GIVEN TASK –
Render the material again word for word, skipping the pictures in it.

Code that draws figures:
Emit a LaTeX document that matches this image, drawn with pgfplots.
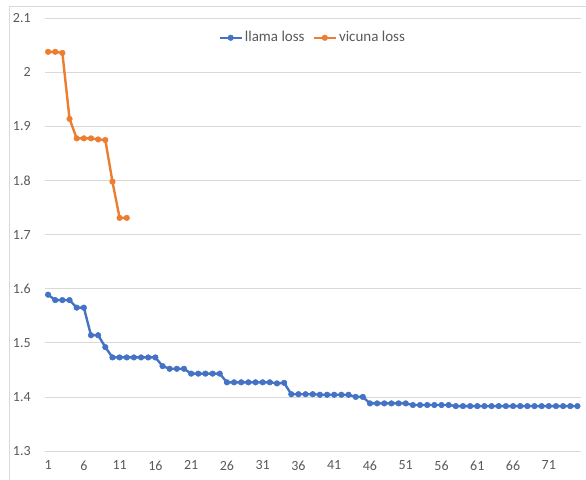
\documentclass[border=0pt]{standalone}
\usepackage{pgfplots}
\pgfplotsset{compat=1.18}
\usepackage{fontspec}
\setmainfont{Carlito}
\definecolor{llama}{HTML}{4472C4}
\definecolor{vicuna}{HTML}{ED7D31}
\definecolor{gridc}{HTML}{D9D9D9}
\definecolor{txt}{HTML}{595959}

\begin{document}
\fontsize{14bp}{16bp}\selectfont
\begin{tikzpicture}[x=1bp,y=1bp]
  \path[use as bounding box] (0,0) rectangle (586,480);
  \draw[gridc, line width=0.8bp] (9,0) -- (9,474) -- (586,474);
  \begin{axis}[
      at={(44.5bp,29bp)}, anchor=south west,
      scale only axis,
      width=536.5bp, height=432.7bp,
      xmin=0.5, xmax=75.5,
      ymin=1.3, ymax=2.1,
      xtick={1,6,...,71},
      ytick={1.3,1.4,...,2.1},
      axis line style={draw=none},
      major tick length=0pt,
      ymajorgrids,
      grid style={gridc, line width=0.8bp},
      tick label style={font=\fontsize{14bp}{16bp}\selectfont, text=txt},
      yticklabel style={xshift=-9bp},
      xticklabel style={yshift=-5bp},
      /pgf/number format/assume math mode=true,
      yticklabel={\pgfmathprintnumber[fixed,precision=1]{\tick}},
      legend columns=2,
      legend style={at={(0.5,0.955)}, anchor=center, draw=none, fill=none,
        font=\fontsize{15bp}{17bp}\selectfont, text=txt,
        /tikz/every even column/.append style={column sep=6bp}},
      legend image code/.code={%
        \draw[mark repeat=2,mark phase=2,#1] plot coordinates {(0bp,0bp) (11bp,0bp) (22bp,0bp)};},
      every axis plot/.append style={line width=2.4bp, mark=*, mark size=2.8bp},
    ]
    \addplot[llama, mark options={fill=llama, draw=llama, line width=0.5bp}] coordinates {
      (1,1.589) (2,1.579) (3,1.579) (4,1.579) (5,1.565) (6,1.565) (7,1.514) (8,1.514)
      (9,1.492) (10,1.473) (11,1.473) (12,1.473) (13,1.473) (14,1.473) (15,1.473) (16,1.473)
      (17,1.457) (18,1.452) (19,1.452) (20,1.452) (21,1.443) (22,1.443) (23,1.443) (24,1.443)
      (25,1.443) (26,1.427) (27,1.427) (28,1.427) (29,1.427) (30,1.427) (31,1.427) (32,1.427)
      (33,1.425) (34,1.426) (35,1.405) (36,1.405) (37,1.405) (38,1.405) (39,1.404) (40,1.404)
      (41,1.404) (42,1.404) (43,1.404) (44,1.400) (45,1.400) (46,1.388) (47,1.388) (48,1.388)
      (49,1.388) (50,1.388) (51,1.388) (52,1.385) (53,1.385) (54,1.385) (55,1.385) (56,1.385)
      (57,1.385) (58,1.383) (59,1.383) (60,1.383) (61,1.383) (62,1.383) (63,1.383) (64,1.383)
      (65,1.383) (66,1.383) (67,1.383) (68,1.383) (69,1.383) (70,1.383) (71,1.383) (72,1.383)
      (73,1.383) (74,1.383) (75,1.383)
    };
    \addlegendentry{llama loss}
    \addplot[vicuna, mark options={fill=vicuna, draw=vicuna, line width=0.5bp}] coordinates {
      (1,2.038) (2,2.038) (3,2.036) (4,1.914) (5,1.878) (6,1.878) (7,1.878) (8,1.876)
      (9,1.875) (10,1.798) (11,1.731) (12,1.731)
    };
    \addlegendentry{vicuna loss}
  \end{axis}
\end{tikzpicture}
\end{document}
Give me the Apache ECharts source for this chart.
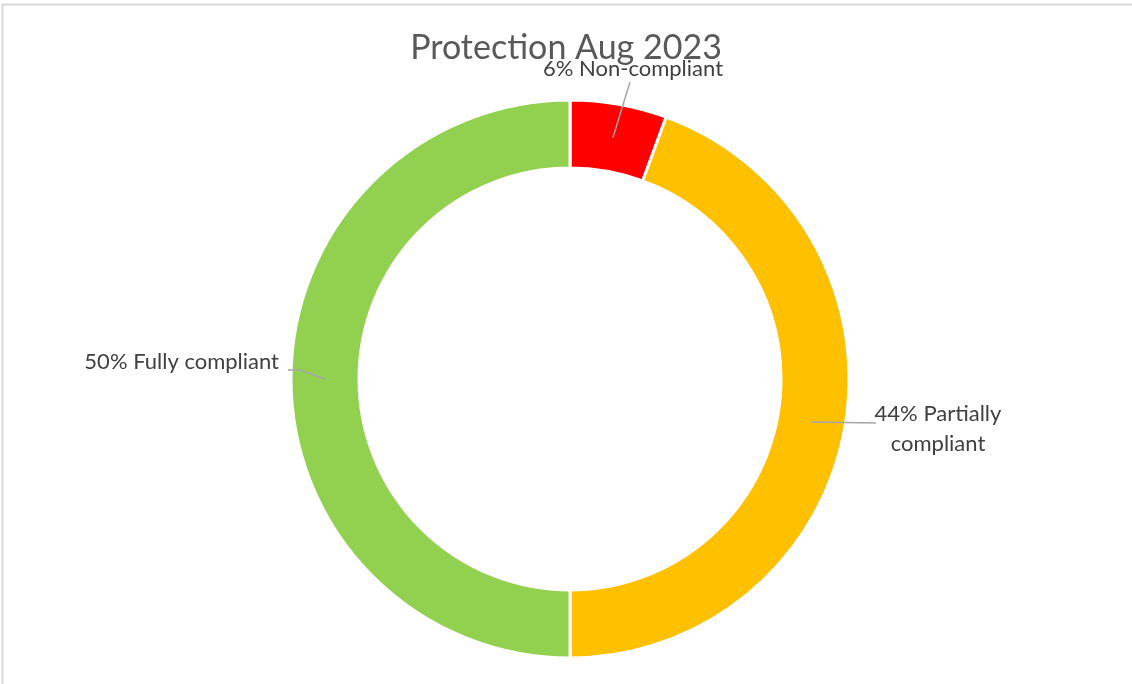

THE SOLUTION –
Emit a LaTeX document that matches this image, drawn with pgfplots.
\documentclass[border=0pt]{standalone}
\usepackage{pgfplots}
\pgfplotsset{compat=1.18}
\usepackage{fontspec}
\setmainfont{Carlito}
\definecolor{llama}{HTML}{4472C4}
\definecolor{vicuna}{HTML}{ED7D31}
\definecolor{gridc}{HTML}{D9D9D9}
\definecolor{txt}{HTML}{595959}

\begin{document}
\fontsize{14bp}{16bp}\selectfont
\begin{tikzpicture}[x=1bp,y=1bp]
  \path[use as bounding box] (0,0) rectangle (586,480);
  \draw[gridc, line width=0.8bp] (9,0) -- (9,474) -- (586,474);
  \begin{axis}[
      at={(44.5bp,29bp)}, anchor=south west,
      scale only axis,
      width=536.5bp, height=432.7bp,
      xmin=0.5, xmax=75.5,
      ymin=1.3, ymax=2.1,
      xtick={1,6,...,71},
      ytick={1.3,1.4,...,2.1},
      axis line style={draw=none},
      major tick length=0pt,
      ymajorgrids,
      grid style={gridc, line width=0.8bp},
      tick label style={font=\fontsize{14bp}{16bp}\selectfont, text=txt},
      yticklabel style={xshift=-9bp},
      xticklabel style={yshift=-5bp},
      /pgf/number format/assume math mode=true,
      yticklabel={\pgfmathprintnumber[fixed,precision=1]{\tick}},
      legend columns=2,
      legend style={at={(0.5,0.955)}, anchor=center, draw=none, fill=none,
        font=\fontsize{15bp}{17bp}\selectfont, text=txt,
        /tikz/every even column/.append style={column sep=6bp}},
      legend image code/.code={%
        \draw[mark repeat=2,mark phase=2,#1] plot coordinates {(0bp,0bp) (11bp,0bp) (22bp,0bp)};},
      every axis plot/.append style={line width=2.4bp, mark=*, mark size=2.8bp},
    ]
    \addplot[llama, mark options={fill=llama, draw=llama, line width=0.5bp}] coordinates {
      (1,1.589) (2,1.579) (3,1.579) (4,1.579) (5,1.565) (6,1.565) (7,1.514) (8,1.514)
      (9,1.492) (10,1.473) (11,1.473) (12,1.473) (13,1.473) (14,1.473) (15,1.473) (16,1.473)
      (17,1.457) (18,1.452) (19,1.452) (20,1.452) (21,1.443) (22,1.443) (23,1.443) (24,1.443)
      (25,1.443) (26,1.427) (27,1.427) (28,1.427) (29,1.427) (30,1.427) (31,1.427) (32,1.427)
      (33,1.425) (34,1.426) (35,1.405) (36,1.405) (37,1.405) (38,1.405) (39,1.404) (40,1.404)
      (41,1.404) (42,1.404) (43,1.404) (44,1.400) (45,1.400) (46,1.388) (47,1.388) (48,1.388)
      (49,1.388) (50,1.388) (51,1.388) (52,1.385) (53,1.385) (54,1.385) (55,1.385) (56,1.385)
      (57,1.385) (58,1.383) (59,1.383) (60,1.383) (61,1.383) (62,1.383) (63,1.383) (64,1.383)
      (65,1.383) (66,1.383) (67,1.383) (68,1.383) (69,1.383) (70,1.383) (71,1.383) (72,1.383)
      (73,1.383) (74,1.383) (75,1.383)
    };
    \addlegendentry{llama loss}
    \addplot[vicuna, mark options={fill=vicuna, draw=vicuna, line width=0.5bp}] coordinates {
      (1,2.038) (2,2.038) (3,2.036) (4,1.914) (5,1.878) (6,1.878) (7,1.878) (8,1.876)
      (9,1.875) (10,1.798) (11,1.731) (12,1.731)
    };
    \addlegendentry{vicuna loss}
  \end{axis}
\end{tikzpicture}
\end{document}
Give me the Apache ECharts source for this chart.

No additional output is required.